» Your goal
Transcribe the material in full, exactly as written.

>> begin

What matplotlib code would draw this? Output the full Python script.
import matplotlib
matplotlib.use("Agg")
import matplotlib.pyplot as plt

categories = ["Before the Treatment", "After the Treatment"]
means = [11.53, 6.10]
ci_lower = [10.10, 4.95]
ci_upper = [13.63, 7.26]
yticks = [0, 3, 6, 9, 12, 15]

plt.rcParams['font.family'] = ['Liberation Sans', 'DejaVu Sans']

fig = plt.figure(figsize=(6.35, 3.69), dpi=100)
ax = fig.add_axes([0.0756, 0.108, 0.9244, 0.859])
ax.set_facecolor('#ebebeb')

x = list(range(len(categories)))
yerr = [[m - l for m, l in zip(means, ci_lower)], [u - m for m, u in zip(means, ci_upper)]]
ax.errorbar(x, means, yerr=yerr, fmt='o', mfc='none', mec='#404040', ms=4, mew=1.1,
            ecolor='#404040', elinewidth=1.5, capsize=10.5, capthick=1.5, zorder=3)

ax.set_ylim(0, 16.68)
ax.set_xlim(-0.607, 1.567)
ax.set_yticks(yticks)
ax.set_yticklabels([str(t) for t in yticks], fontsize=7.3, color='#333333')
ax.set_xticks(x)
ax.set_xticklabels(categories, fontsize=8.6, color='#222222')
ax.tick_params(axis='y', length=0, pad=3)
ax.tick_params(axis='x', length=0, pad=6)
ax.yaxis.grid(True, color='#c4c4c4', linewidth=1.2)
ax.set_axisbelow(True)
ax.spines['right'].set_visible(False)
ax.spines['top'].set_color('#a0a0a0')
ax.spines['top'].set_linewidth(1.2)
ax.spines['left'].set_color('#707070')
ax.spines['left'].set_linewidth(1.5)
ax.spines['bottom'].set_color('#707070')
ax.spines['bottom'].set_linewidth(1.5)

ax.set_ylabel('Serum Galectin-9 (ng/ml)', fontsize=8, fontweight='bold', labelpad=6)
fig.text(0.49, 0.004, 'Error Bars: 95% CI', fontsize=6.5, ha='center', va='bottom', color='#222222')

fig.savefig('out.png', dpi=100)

>> end

» Result of the task
What matplotlib code would draw this? Output the full Python script.
import matplotlib
matplotlib.use("Agg")
import matplotlib.pyplot as plt

categories = ["Before the Treatment", "After the Treatment"]
means = [11.53, 6.10]
ci_lower = [10.10, 4.95]
ci_upper = [13.63, 7.26]
yticks = [0, 3, 6, 9, 12, 15]

plt.rcParams['font.family'] = ['Liberation Sans', 'DejaVu Sans']

fig = plt.figure(figsize=(6.35, 3.69), dpi=100)
ax = fig.add_axes([0.0756, 0.108, 0.9244, 0.859])
ax.set_facecolor('#ebebeb')

x = list(range(len(categories)))
yerr = [[m - l for m, l in zip(means, ci_lower)], [u - m for m, u in zip(means, ci_upper)]]
ax.errorbar(x, means, yerr=yerr, fmt='o', mfc='none', mec='#404040', ms=4, mew=1.1,
            ecolor='#404040', elinewidth=1.5, capsize=10.5, capthick=1.5, zorder=3)

ax.set_ylim(0, 16.68)
ax.set_xlim(-0.607, 1.567)
ax.set_yticks(yticks)
ax.set_yticklabels([str(t) for t in yticks], fontsize=7.3, color='#333333')
ax.set_xticks(x)
ax.set_xticklabels(categories, fontsize=8.6, color='#222222')
ax.tick_params(axis='y', length=0, pad=3)
ax.tick_params(axis='x', length=0, pad=6)
ax.yaxis.grid(True, color='#c4c4c4', linewidth=1.2)
ax.set_axisbelow(True)
ax.spines['right'].set_visible(False)
ax.spines['top'].set_color('#a0a0a0')
ax.spines['top'].set_linewidth(1.2)
ax.spines['left'].set_color('#707070')
ax.spines['left'].set_linewidth(1.5)
ax.spines['bottom'].set_color('#707070')
ax.spines['bottom'].set_linewidth(1.5)

ax.set_ylabel('Serum Galectin-9 (ng/ml)', fontsize=8, fontweight='bold', labelpad=6)
fig.text(0.49, 0.004, 'Error Bars: 95% CI', fontsize=6.5, ha='center', va='bottom', color='#222222')

fig.savefig('out.png', dpi=100)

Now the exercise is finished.